What you should do :: Extract everything from the first line through the line with "const startDate = '2023-02-13';", both ends included, except for any pictures.
* begin *
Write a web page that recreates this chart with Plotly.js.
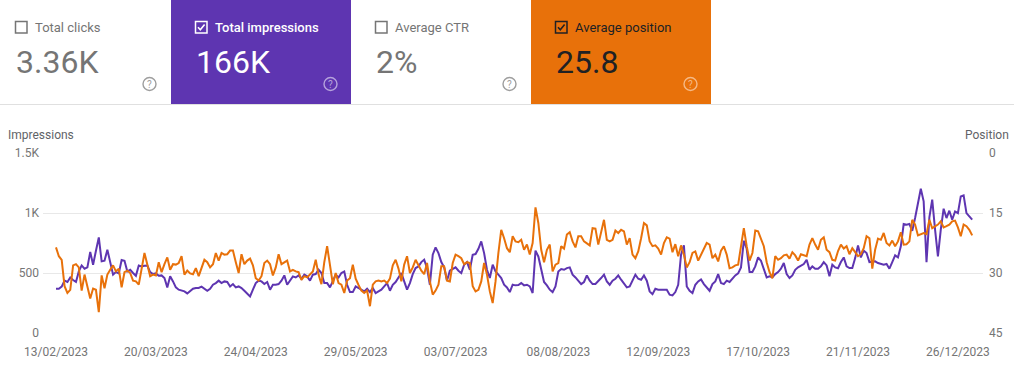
<!DOCTYPE html>
<html>
<head>
<meta charset="utf-8">
<script src="https://cdn.plot.ly/plotly-3.0.1.min.js"></script>
<style>
  html, body { margin: 0; padding: 0; background: #ffffff; }
  #chart { width: 1014px; height: 373px; }
</style>
</head>
<body>
<div id="chart"></div>
<script>
// ---------- data ----------
const startDate = '2023-02-13';

const impressions = [
  369, 369, 386, 436, 425, 463, 441, 425, 513, 563,
  536, 547, 675, 569, 686, 797, 597, 602, 694, 591,
  486, 508, 497, 608, 602, 513, 527, 500, 477, 563,
  555, 561, 563, 508, 491, 497, 477, 480, 458, 380,
  472, 430, 380, 361, 352, 347, 330, 347, 369, 375,
  375, 386, 369, 352, 369, 402, 416, 436, 416, 430,
  425, 388, 408, 380, 388, 375, 352, 324, 305, 361,
  416, 436, 430, 408, 425, 361, 402, 402, 408, 436,
  480, 402, 436, 472, 463, 480, 452, 486, 472, 436,
  486, 491, 527, 500, 416, 416, 380, 430, 486, 463,
  500, 513, 402, 341, 341, 388, 375, 355, 347, 369,
  341, 375, 333, 347, 361, 388, 416, 352, 402, 425,
  463, 500, 430, 361, 416, 491, 541, 555, 591, 611,
  541, 402, 652, 713, 666, 591, 547, 436, 519, 536,
  547, 519, 500, 569, 591, 527, 652, 658, 702, 763,
  666, 527, 458, 569, 513, 486, 458, 402, 380, 341,
  402, 397, 400, 416, 397, 402, 388, 333, 686, 638,
  541, 425, 397, 361, 341, 388, 513, 533, 527, 541,
  547, 486, 463, 436, 408, 425, 480, 436, 408, 408,
  430, 458, 486, 430, 402, 436, 452, 480, 444, 408,
  380, 388, 436, 486, 452, 444, 480, 436, 347, 324,
  369, 361, 361, 361, 361, 319, 313, 341, 402, 652,
  730, 388, 352, 333, 402, 430, 447, 408, 375, 352,
  408, 430, 491, 416, 408, 436, 425, 452, 480, 497,
  547, 769, 702, 508, 508, 555, 630, 602, 536, 463,
  472, 463, 491, 508, 536, 583, 491, 458, 480, 527,
  547, 563, 575, 611, 527, 555, 536, 536, 555, 591,
  563, 472, 569, 547, 540, 591, 630, 555, 541, 541,
  624, 730, 630, 686, 666, 591, 591, 597, 583, 575,
  569, 575, 536, 591, 647, 630, 722, 908, 902, 908,
  852, 958, 1097, 1202, 1097, 591, 963, 1111, 861, 638,
  861, 1036, 958, 1019, 944, 1013, 999, 1138, 1147, 999,
  972, 944
];

const position = [
  23.6, 25.8, 26.7, 33.3, 35.0, 34.2, 28.1, 27.8, 28.6, 34.4,
  30.4, 33.8, 36.4, 33.9, 34.2, 39.8, 30.6, 33.8, 30.4, 29.2,
  28.1, 29.6, 28.9, 33.6, 29.8, 29.4, 30.0, 31.9, 32.1, 32.9,
  28.9, 25.0, 27.9, 30.8, 30.4, 30.6, 27.3, 29.8, 27.8, 26.1,
  29.2, 27.8, 27.9, 27.5, 25.8, 30.4, 29.4, 30.1, 30.3, 28.8,
  30.8, 28.5, 26.7, 27.3, 28.6, 27.8, 25.0, 26.9, 25.0, 25.4,
  25.3, 24.4, 24.4, 27.3, 30.0, 25.3, 27.8, 26.9, 26.4, 28.1,
  31.3, 31.9, 30.8, 27.5, 26.9, 27.8, 30.6, 28.6, 25.3, 27.8,
  27.3, 26.9, 29.6, 29.2, 29.6, 29.8, 31.7, 30.8, 31.1, 30.4,
  29.6, 26.7, 30.4, 32.8, 27.3, 23.3, 27.5, 32.8, 30.0, 32.5,
  32.9, 35.0, 31.9, 31.3, 27.9, 31.4, 33.0, 34.4, 35.0, 34.4,
  38.3, 32.9, 32.1, 31.9, 32.1, 31.9, 32.5, 31.4, 28.1, 26.7,
  28.9, 32.1, 27.9, 25.8, 30.0, 28.6, 26.7, 28.1, 29.4, 30.3,
  27.5, 32.1, 35.4, 34.4, 32.9, 28.3, 28.3, 31.9, 32.1, 27.5,
  25.4, 25.8, 26.3, 27.8, 27.3, 27.5, 33.3, 34.6, 34.2, 32.1,
  27.5, 30.4, 34.6, 37.5, 32.1, 25.0, 19.2, 21.3, 23.8, 24.8,
  20.8, 22.1, 22.3, 21.7, 24.2, 22.9, 25.4, 22.5, 13.6, 17.5,
  24.2, 27.3, 24.2, 22.9, 29.6, 27.9, 27.5, 23.3, 23.9, 20.4,
  19.8, 22.1, 23.6, 20.8, 20.8, 22.1, 22.5, 23.1, 18.8, 18.9,
  22.9, 19.6, 16.7, 21.7, 22.1, 21.7, 19.4, 20.0, 19.2, 19.6,
  22.9, 21.3, 25.4, 26.3, 24.6, 21.3, 17.5, 18.1, 22.1, 23.3,
  23.1, 23.9, 25.4, 22.5, 21.1, 21.4, 24.8, 22.8, 25.8, 23.1,
  25.4, 28.6, 27.3, 25.0, 24.6, 26.9, 25.4, 24.2, 22.5, 22.9,
  26.3, 25.4, 27.1, 24.4, 23.3, 25.4, 28.8, 28.6, 28.1, 27.9,
  22.9, 18.8, 23.3, 26.9, 25.0, 19.4, 19.6, 21.7, 23.3, 27.3,
  29.8, 31.3, 25.8, 26.7, 26.3, 25.6, 25.4, 26.4, 24.8, 25.6,
  26.9, 25.3, 25.6, 25.8, 22.9, 21.3, 22.9, 24.2, 21.7, 21.1,
  24.2, 24.8, 26.7, 26.9, 24.5, 22.9, 23.9, 23.3, 25.3, 23.8,
  24.8, 25.8, 25.3, 23.8, 20.8, 21.3, 28.9, 24.2, 21.4, 21.7,
  20.0, 22.5, 23.1, 21.9, 23.3, 22.1, 19.8, 22.9, 22.8, 22.1,
  16.7, 17.9, 20.6, 20.3, 20.0, 20.3, 16.7, 18.8, 18.3, 17.9,
  17.1, 18.6, 18.3, 17.9, 17.1, 16.9, 18.6, 20.8, 17.9, 18.3,
  19.2, 20.6
];

const xTickDates = ['2023-02-13', '2023-03-20', '2023-04-24', '2023-05-29', '2023-07-03',
                    '2023-08-08', '2023-09-12', '2023-10-17', '2023-11-21', '2023-12-26'];
const xTickLabels = ['13/02/2023', '20/03/2023', '24/04/2023', '29/05/2023', '03/07/2023',
                     '08/08/2023', '12/09/2023', '17/10/2023', '21/11/2023', '26/12/2023'];
const impTickVals = [0, 500, 1000, 1500];
const impTickLabels = ['0', '500', '1K', '1.5K'];
const posTickVals = [0, 15, 30, 45];
const posTickLabels = ['0', '15', '30', '45'];

const cardLabels = ['Total clicks', 'Total impressions', 'Average CTR', 'Average position'];
const cardValues = ['3.36K', '166K', '2%', '25.8'];
const cardSelected = [false, true, false, true];

// ---------- build ----------
const dates = impressions.map((_, i) => {
  const d = new Date(startDate + 'T00:00:00Z');
  d.setUTCDate(d.getUTCDate() + i);
  return d.toISOString().slice(0, 10);
});

const W = 1014, H = 373;
const L = 43, R = 983, T = 153, B = 333;
const X = px => (px - L) / (R - L);
const Y = py => (B - py) / (B - T);

const PURPLE = '#5e35b1';
const ORANGE = '#e8710a';
const GREY = '#757575';
const FONT = 'Roboto, Arial, sans-serif';

const shapes = [];
const annotations = [];

// cards
const cardX = [0, 171, 352, 531];
const cardW = [170, 180, 178, 180];
const cardBg = [null, PURPLE, null, ORANGE];
const cardLabelColor = [GREY, '#ffffff', GREY, '#202124'];
const cardValueColor = [GREY, '#ffffff', GREY, '#202124'];
const cardBoxColor = ['#757575', '#ffffff', '#757575', '#202124'];
const cardHelpColor = ['#9e9e9e', '#b5a2dc', '#9e9e9e', '#f5b985'];
const cardLabelWeight = [400, 500, 400, 400];

for (let i = 0; i < 4; i++) {
  const x0 = cardX[i];
  if (cardBg[i]) {
    shapes.push({type: 'rect', xref: 'paper', yref: 'paper', layer: 'below',
      x0: X(x0), x1: X(x0 + cardW[i]), y0: Y(104), y1: Y(0),
      fillcolor: cardBg[i], line: {width: 0}});
  }
  const bx = x0 + 15 + (i === 1 ? 9 : 0) + (i === 3 ? 9 : 0) + (i === 2 ? 8 : 0);
  // checkbox
  shapes.push({type: 'rect', xref: 'paper', yref: 'paper',
    x0: X(bx + 0.5), x1: X(bx + 12), y0: Y(33), y1: Y(21.5),
    line: {color: cardBoxColor[i], width: 1.5}, fillcolor: 'rgba(0,0,0,0)'});
  if (cardSelected[i]) {
    shapes.push({type: 'path', xref: 'paper', yref: 'paper',
      path: `M ${X(bx + 3)} ${Y(27.3)} L ${X(bx + 5.3)} ${Y(29.8)} L ${X(bx + 9.6)} ${Y(24.5)}`,
      line: {color: cardBoxColor[i], width: 1.6}});
  }
  annotations.push({xref: 'paper', yref: 'paper', x: X(bx + 18), y: Y(27),
    xanchor: 'left', yanchor: 'middle', showarrow: false, text: cardLabels[i],
    font: {family: FONT, size: 13, color: cardLabelColor[i], weight: cardLabelWeight[i]}});
  annotations.push({xref: 'paper', yref: 'paper', x: X(bx - 1), y: Y(62),
    xanchor: 'left', yanchor: 'middle', showarrow: false, text: cardValues[i],
    font: {family: FONT, size: 32, color: cardValueColor[i]}});
  // help icon
  const hx = x0 + cardW[i] - 20.5;
  shapes.push({type: 'circle', xref: 'paper', yref: 'paper',
    x0: X(hx - 6.5), x1: X(hx + 6.5), y0: Y(90.5), y1: Y(77.5),
    line: {color: cardHelpColor[i], width: 1.4}});
  annotations.push({xref: 'paper', yref: 'paper', x: X(hx), y: Y(84.3),
    xanchor: 'center', yanchor: 'middle', showarrow: false, text: '?',
    font: {family: FONT, size: 10, color: cardHelpColor[i]}});
}
// separator under cards
shapes.push({type: 'line', xref: 'paper', yref: 'paper',
  x0: X(0), x1: X(W), y0: Y(104.5), y1: Y(104.5), line: {color: '#e0e0e0', width: 1}});

// axis titles
annotations.push({xref: 'paper', yref: 'paper', x: X(6), y: Y(135),
  xanchor: 'left', yanchor: 'middle', showarrow: false, text: 'Impressions',
  font: {family: FONT, size: 12, color: '#5f6368'}});
annotations.push({xref: 'paper', yref: 'paper', x: X(1011), y: Y(135),
  xanchor: 'right', yanchor: 'middle', showarrow: false, text: 'Position',
  font: {family: FONT, size: 12, color: '#5f6368'}});

const traces = [
  {x: dates, y: impressions, type: 'scatter', mode: 'lines', name: 'Impressions',
   line: {color: PURPLE, width: 2}, yaxis: 'y', hoverinfo: 'skip'},
  {x: dates, y: position, type: 'scatter', mode: 'lines', name: 'Position',
   line: {color: ORANGE, width: 2}, yaxis: 'y2', hoverinfo: 'skip'}
];

const layout = {
  width: W, height: H,
  margin: {l: L, r: W - R, t: T, b: H - B, pad: 0},
  paper_bgcolor: '#ffffff', plot_bgcolor: '#ffffff',
  showlegend: false,
  font: {family: FONT, size: 12, color: GREY},
  xaxis: {
    type: 'date',
    range: ['2023-02-08 10:48', '2024-01-03 19:00'],
    tickvals: xTickDates, ticktext: xTickLabels,
    showgrid: false, zeroline: false, showline: false, ticks: '',
    ticklabelstandoff: 10,
    tickfont: {family: FONT, size: 12, color: GREY}
  },
  yaxis: {
    range: [0, 1500], tickvals: impTickVals, ticktext: impTickLabels,
    showgrid: true, gridcolor: '#e8e8e8', gridwidth: 1,
    zeroline: false, showline: false, ticks: '',
    ticklabelstandoff: 3,
    tickfont: {family: FONT, size: 12, color: GREY}
  },
  yaxis2: {
    overlaying: 'y', side: 'right',
    range: [45, 0], tickvals: posTickVals, ticktext: posTickLabels,
    showgrid: false, zeroline: false, showline: false, ticks: '',
    ticklabelstandoff: 5,
    tickfont: {family: FONT, size: 12, color: GREY}
  },
  shapes: shapes,
  annotations: annotations
};

Plotly.newPlot('chart', traces, layout, {displayModeBar: false, staticPlot: true});
</script>
</body>
</html>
* end *
Expected output ::
Write a web page that recreates this chart with Plotly.js.
<!DOCTYPE html>
<html>
<head>
<meta charset="utf-8">
<script src="https://cdn.plot.ly/plotly-3.0.1.min.js"></script>
<style>
  html, body { margin: 0; padding: 0; background: #ffffff; }
  #chart { width: 1014px; height: 373px; }
</style>
</head>
<body>
<div id="chart"></div>
<script>
// ---------- data ----------
const startDate = '2023-02-13';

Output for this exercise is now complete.